Prokes: We really need several hours to derive the benefits of this man’s vast knowledge and understanding in a number of fields: sociology, social anthropology, psychology, the arts, and– well, you name it. Don, what’re you working on now?

Freed: (Sighs) I’m working on several projects. The Martin Luther King case is coming to a climax. I’m working on that. I’m working on something called The War Against the Panthers, which is a study of what was done uh, to the black liberation movement by a– literally a war of counterinsurgency by American Secret Service and American secret police in the 1960s. I’m working on a popular history of the Central Intelligence Agency, uh and, I’m working on a new approach to Shakespeare’s Macbeth.

Prokes: Thank you very much for being here with us. Don Freed: author, playwright, and investigator of conspiracies. He’s just told you what he’s now doing. We’ll be talking with him next week on some of the things that he’s described.
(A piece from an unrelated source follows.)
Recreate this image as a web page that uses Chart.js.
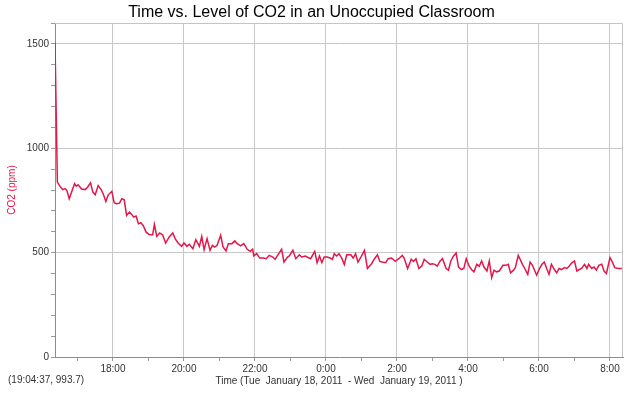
<!DOCTYPE html>
<html lang="en">
<head>
  <meta charset="UTF-8">
  <title>Time vs. Level of CO2 in an Unoccupied Classroom</title>
  <script src="https://cdn.jsdelivr.net/npm/chart.js"></script>
  <style>
    body { margin: 0; background: #fff; }
    #wrap { position: relative; width: 640px; height: 393px; }
    #cursor {
      position: absolute; left: 8px; top: 374px;
      font: 10px "Liberation Sans", Arial, sans-serif; color: #333;
    }
  </style>
</head>
<body>
  <div id="wrap">
    <canvas id="co2Chart" width="640" height="393"></canvas>
    <div id="cursor">(19:04:37, 993.7)</div>
  </div>
  <script>
    // minutes after 16:00 on Tue Jan 18, 2011
    const minutes = [
      22, 26, 31, 35, 39, 42, 46, 51, 55, 58, 61, 67, 73, 77, 82, 86, 90, 95, 100, 104,
      108, 112, 118, 122, 126, 131, 135, 139, 143, 148, 152, 155, 159, 163, 167, 171, 176, 181, 187, 190,
      194, 199, 204, 209, 215, 221, 225, 230, 236, 240, 245, 249, 255, 260, 266, 270, 274, 279, 284, 288,
      292, 296, 302, 306, 311, 315, 321, 326, 330, 336, 341, 347, 352, 356, 358, 363, 368, 374, 379, 384,
      390, 394, 399, 405, 409, 415, 418, 424, 429, 435, 439, 445, 448, 454, 461, 465, 469, 473, 477, 482,
      487, 491, 494, 498, 502, 507, 511, 515, 522, 526, 530, 534, 539, 545, 550, 557, 562, 567, 571, 575,
      581, 585, 591, 597, 603, 609, 612, 618, 624, 628, 632, 637, 642, 646, 651, 656, 660, 664, 668, 673,
      677, 683, 687, 691, 695, 700, 704, 709, 713, 717, 722, 726, 730, 735, 739, 743, 747, 752, 756, 760,
      764, 768, 773, 779, 784, 788, 792, 797, 800, 805, 812, 816, 821, 825, 829, 832, 836, 840, 845, 849,
      853, 857, 861, 866, 870, 874, 878, 883, 887, 891, 895, 900, 904, 908, 912, 917, 921, 924, 929, 933,
      937, 941, 946, 950, 954, 960, 964, 968, 974, 980
    ];

    // CO2 level, ppm
    const ppm = [
      1505, 838, 815, 802, 807, 798, 758, 798, 830, 818, 825, 805, 802, 813, 834, 790, 777, 821, 802, 777,
      745, 777, 793, 739, 734, 737, 758, 753, 678, 694, 682, 670, 675, 638, 643, 630, 598, 587, 585, 635,
      578, 594, 585, 546, 575, 594, 567, 546, 530, 546, 530, 540, 519, 562, 530, 578, 514, 567, 511, 535,
      527, 535, 583, 527, 508, 543, 543, 556, 543, 532, 543, 516, 506, 516, 484, 495, 474, 474, 471, 487,
      479, 468, 490, 516, 455, 479, 484, 511, 471, 490, 479, 484, 479, 471, 506, 452, 484, 452, 479, 479,
      474, 468, 495, 484, 495, 471, 443, 490, 490, 474, 495, 455, 479, 511, 424, 447, 471, 490, 458, 455,
      452, 471, 474, 458, 471, 487, 474, 424, 468, 458, 471, 424, 436, 468, 455, 444, 447, 444, 435, 460,
      471, 424, 416, 460, 482, 498, 431, 419, 424, 471, 435, 419, 408, 444, 435, 460, 431, 412, 460, 380,
      416, 408, 412, 439, 439, 444, 403, 416, 428, 487, 444, 424, 396, 455, 439, 419, 392, 419, 444, 455,
      424, 396, 444, 419, 403, 424, 419, 428, 424, 435, 450, 460, 412, 419, 424, 444, 424, 444, 424, 431,
      416, 439, 444, 412, 400, 476, 455, 428, 424, 424
    ];

    // hourly ticks (minutes after 16:00); labels on even hours
    const xTicks = [60, 120, 180, 240, 300, 360, 420, 480, 540, 600, 660, 720, 780, 840, 900, 960];
    const yTicks = [0, 100, 200, 300, 400, 500, 600, 700, 800, 900, 1000, 1100, 1200, 1300, 1400, 1500, 1600];

    const font = 'Liberation Sans, Arial, sans-serif';

    function hourLabel(m) {
      const h = (16 + Math.round(m / 60)) % 24;
      return h + ':00';
    }

    // light frame round the plot area
    const framePlugin = {
      id: 'frame',
      beforeDatasetsDraw(chart) {
        const a = chart.chartArea;
        const c = chart.ctx;
        c.save();
        c.strokeStyle = '#c4c4c4';
        c.lineWidth = 1;
        c.beginPath();
        c.moveTo(a.left, a.top + 0.5);
        c.lineTo(a.right - 0.5, a.top + 0.5);
        c.lineTo(a.right - 0.5, a.bottom);
        c.stroke();
        c.restore();
      }
    };

    const ctx = document.getElementById('co2Chart').getContext('2d');
    new Chart(ctx, {
      type: 'line',
      data: {
        datasets: [{
          label: 'CO2 (ppm)',
          data: minutes.map((m, i) => ({ x: m, y: ppm[i] })),
          borderColor: '#e3174b',
          borderWidth: 1.5,
          pointRadius: 0,
          tension: 0,
          fill: false
        }]
      },
      options: {
        responsive: false,
        animation: false,
        layout: { padding: { left: 0, right: 17, top: 0, bottom: 0 } },
        plugins: {
          legend: { display: false },
          tooltip: { enabled: false },
          title: {
            display: true,
            text: 'Time vs. Level of CO2 in an Unoccupied Classroom',
            color: '#000',
            font: { family: font, size: 16, weight: 'normal', lineHeight: 1.2 },
            padding: { top: 3, bottom: 0.8 }
          }
        },
        scales: {
          x: {
            type: 'linear',
            min: 22,
            max: 982,
            afterBuildTicks: s => { s.ticks = xTicks.map(v => ({ value: v })); },
            afterFit: s => { s.height = 36; },
            border: { color: '#8c8c8c', width: 1 },
            grid: {
              color: c => (c.tick && c.tick.value % 120 === 0) ? '#c8c8c8' : 'rgba(0,0,0,0)',
              tickColor: '#9a9a9a',
              tickLength: 4
            },
            ticks: {
              color: '#333',
              font: { family: font, size: 10 },
              padding: 2,
              maxRotation: 0,
              autoSkip: false,
              callback: v => (v % 120 === 0) ? hourLabel(v) : ''
            },
            title: {
              display: true,
              text: 'Time (Tue  January 18, 2011  - Wed  January 19, 2011 )',
              color: '#333',
              font: { family: font, size: 10 },
              padding: { top: 0, bottom: 6 }
            }
          },
          y: {
            min: 0,
            max: 1600,
            afterBuildTicks: s => { s.ticks = yTicks.map(v => ({ value: v })); },
            afterFit: s => { s.width = 55; },
            border: { color: '#8c8c8c', width: 1 },
            grid: {
              color: c => (c.tick && c.tick.value % 500 === 0 && c.tick.value > 0) ? '#c8c8c8' : 'rgba(0,0,0,0)',
              tickColor: '#9a9a9a',
              tickLength: 4
            },
            ticks: {
              color: '#333',
              font: { family: font, size: 10 },
              padding: 2,
              autoSkip: false,
              callback: v => (v % 500 === 0) ? String(v) : ''
            },
            title: {
              display: true,
              text: 'CO2 (ppm)',
              color: '#e3174b',
              font: { family: font, size: 10 },
              padding: { top: 6, bottom: 0 }
            }
          }
        }
      },
      plugins: [framePlugin]
    });
  </script>
</body>
</html>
Dick and uh, Harriet, Lee: I’m sorry you didn’t have time for a few questions (laughs), but uh, we’ll hear from you in the next broadcast. Until then, we invite you, as always, to write us with your comments and suggestions on the Peoples Temple work here in Guyana. On behalf of Comrade Jim Jones, Don Freed, and all of us here in Jonestown, all the best.

(Tape silence for several moments)

 

Part II:

Mike Prokes: Wait, wait, wait. Don’t– (Pause) Greetings from Jonestown and the Peoples Temple Agricultural Project. The music you’ve been listening to is from the Jonestown Express, our brass band, and one of our singing groups. Again, we’re privileged to have with us today Donald Freed, who has come to Jonestown to visit and make a study of the life here. As well as being a famous author and playwright, Don is an anthropologist, a linguist. He’s taught at some of the best universities in the United States, including Yale, UCLA, and others. He’s co-director of the Citizens Commission of Inquiry, with Mark Lane, who you may know– recognize as the author of Rush to Judgment. Don has also written a prize-winning play about the Rosenbergs. He’s written books about the assassinations of President John F. Kennedy and Senator Robert Kennedy. His books have been used as the basis for motion pictures as well. He’s currently involved in an investigation of the assassination of Dr. Martin Luther King. With me is Harriet Tropp, who is an administrative officer of the Jonestown project, and Dick Tropp, headmaster of the Jonestown community school. Dick, what would you like to begin with?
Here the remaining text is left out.